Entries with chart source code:
[start]
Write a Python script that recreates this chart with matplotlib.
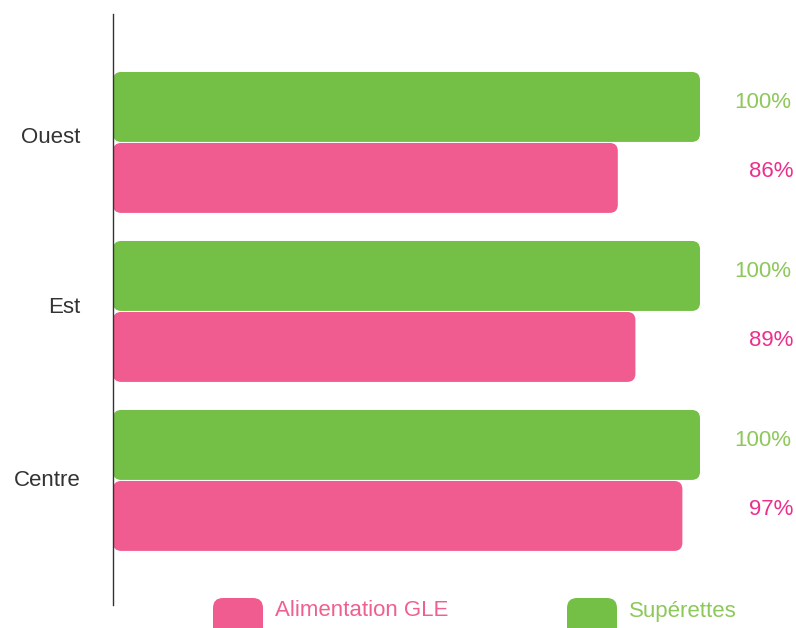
import matplotlib
matplotlib.use("Agg")
import matplotlib.pyplot as plt
from matplotlib.patches import FancyBboxPatch
import matplotlib.transforms as mtrans

categories = ["Ouest", "Est", "Centre"]
superettes = [100, 100, 100]
alimentation = [86, 89, 97]
series_names = ["Alimentation GLE", "Supérettes"]

GREEN = "#74C046"
PINK = "#F05C8F"
GREEN_TXT = "#8CC85A"
PINK_TXT = "#EC2F8C"
PINK_LEG = "#F0608F"

plt.rcParams['font.family'] = ['Liberation Sans', 'DejaVu Sans']

W, H = 796, 628
fig = plt.figure(figsize=(W / 100, H / 100), dpi=100)
ax_left, ax_right, ax_top, ax_bottom = 113, 796, 14, 605
ax = fig.add_axes([ax_left / W, 1 - ax_bottom / H, (ax_right - ax_left) / W, (ax_bottom - ax_top) / H])

xmax = (ax_right - ax_left) / 587 * 100
ax.set_xlim(0, xmax)
ax.set_ylim(2 + 0.737, -0.760)

px_per_x = 587 / 100
px_per_y = 169
bh = 0.414
off = 0.21
for i, (cat, g, p) in enumerate(zip(categories, superettes, alimentation)):
    for val, yc, col in [(g, i - off, GREEN), (p, i + off, PINK)]:
        patch = FancyBboxPatch((0, yc - bh / 2), val, bh,
                               boxstyle="round,pad=0,rounding_size=1.4",
                               mutation_aspect=px_per_x / px_per_y,
                               facecolor=col, edgecolor="none")
        ax.add_patch(patch)
    ax.text(115.5, i - off - 4 / px_per_y, f"{g}%", color=GREEN_TXT, fontsize=16,
            ha="right", va="center")
    ax.text(115.9, i + off - 6 / px_per_y, f"{p}%", color=PINK_TXT, fontsize=16,
            ha="right", va="center")

ax.set_yticks(range(len(categories)))
ax.set_yticklabels(categories, fontsize=16, color="#333333")
ax.tick_params(axis="y", length=0, pad=33)
ax.set_xticks([])
for s in ["top", "right", "bottom"]:
    ax.spines[s].set_visible(False)
ax.spines["left"].set_color("#333333")
ax.spines["left"].set_linewidth(1.0)

# tick label offsets (pixels): Ouest, Est, Centre
for lab, dy in zip(ax.get_yticklabels(), [7, 6, 2]):
    shift = mtrans.ScaledTranslation(13 / 100, dy / 100, fig.dpi_scale_trans)
    lab.set_transform(lab.get_transform() + shift)

def fx(x):
    return x / W

def fy(y):
    return 1 - y / H

for name, col, tcol, x0 in [(series_names[0], PINK, PINK_LEG, 213), (series_names[1], GREEN, GREEN_TXT, 567)]:
    sw = FancyBboxPatch((fx(x0), fy(640)), 50 / W, 42 / H,
                        boxstyle=f"round,pad=0,rounding_size={10 / W}",
                        mutation_aspect=W / H,
                        facecolor=col, edgecolor="none",
                        transform=fig.transFigure, clip_on=False)
    fig.patches.append(sw)
    fig.text(fx(x0 + 62), fy(611), name, color=tcol, fontsize=16, ha="left", va="center")

fig.savefig("out.png", dpi=100)
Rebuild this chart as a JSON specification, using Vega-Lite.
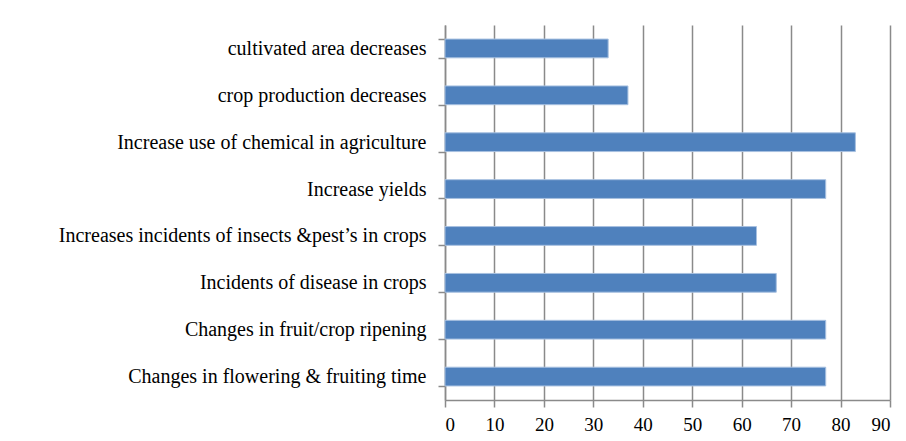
[end]
▸ What is expected: Restate the data above exactly, stripping out each image.

▸ Written reply:
Write a Python script that recreates this chart with matplotlib.
import matplotlib
matplotlib.use("Agg")
import matplotlib.pyplot as plt
from matplotlib.patches import FancyBboxPatch
import matplotlib.transforms as mtrans

categories = ["Ouest", "Est", "Centre"]
superettes = [100, 100, 100]
alimentation = [86, 89, 97]
series_names = ["Alimentation GLE", "Supérettes"]

GREEN = "#74C046"
PINK = "#F05C8F"
GREEN_TXT = "#8CC85A"
PINK_TXT = "#EC2F8C"
PINK_LEG = "#F0608F"

plt.rcParams['font.family'] = ['Liberation Sans', 'DejaVu Sans']

W, H = 796, 628
fig = plt.figure(figsize=(W / 100, H / 100), dpi=100)
ax_left, ax_right, ax_top, ax_bottom = 113, 796, 14, 605
ax = fig.add_axes([ax_left / W, 1 - ax_bottom / H, (ax_right - ax_left) / W, (ax_bottom - ax_top) / H])

xmax = (ax_right - ax_left) / 587 * 100
ax.set_xlim(0, xmax)
ax.set_ylim(2 + 0.737, -0.760)

px_per_x = 587 / 100
px_per_y = 169
bh = 0.414
off = 0.21
for i, (cat, g, p) in enumerate(zip(categories, superettes, alimentation)):
    for val, yc, col in [(g, i - off, GREEN), (p, i + off, PINK)]:
        patch = FancyBboxPatch((0, yc - bh / 2), val, bh,
                               boxstyle="round,pad=0,rounding_size=1.4",
                               mutation_aspect=px_per_x / px_per_y,
                               facecolor=col, edgecolor="none")
        ax.add_patch(patch)
    ax.text(115.5, i - off - 4 / px_per_y, f"{g}%", color=GREEN_TXT, fontsize=16,
            ha="right", va="center")
    ax.text(115.9, i + off - 6 / px_per_y, f"{p}%", color=PINK_TXT, fontsize=16,
            ha="right", va="center")

ax.set_yticks(range(len(categories)))
ax.set_yticklabels(categories, fontsize=16, color="#333333")
ax.tick_params(axis="y", length=0, pad=33)
ax.set_xticks([])
for s in ["top", "right", "bottom"]:
    ax.spines[s].set_visible(False)
ax.spines["left"].set_color("#333333")
ax.spines["left"].set_linewidth(1.0)

# tick label offsets (pixels): Ouest, Est, Centre
for lab, dy in zip(ax.get_yticklabels(), [7, 6, 2]):
    shift = mtrans.ScaledTranslation(13 / 100, dy / 100, fig.dpi_scale_trans)
    lab.set_transform(lab.get_transform() + shift)

def fx(x):
    return x / W

def fy(y):
    return 1 - y / H

for name, col, tcol, x0 in [(series_names[0], PINK, PINK_LEG, 213), (series_names[1], GREEN, GREEN_TXT, 567)]:
    sw = FancyBboxPatch((fx(x0), fy(640)), 50 / W, 42 / H,
                        boxstyle=f"round,pad=0,rounding_size={10 / W}",
                        mutation_aspect=W / H,
                        facecolor=col, edgecolor="none",
                        transform=fig.transFigure, clip_on=False)
    fig.patches.append(sw)
    fig.text(fx(x0 + 62), fy(611), name, color=tcol, fontsize=16, ha="left", va="center")

fig.savefig("out.png", dpi=100)
Rebuild this chart as a JSON specification, using Vega-Lite.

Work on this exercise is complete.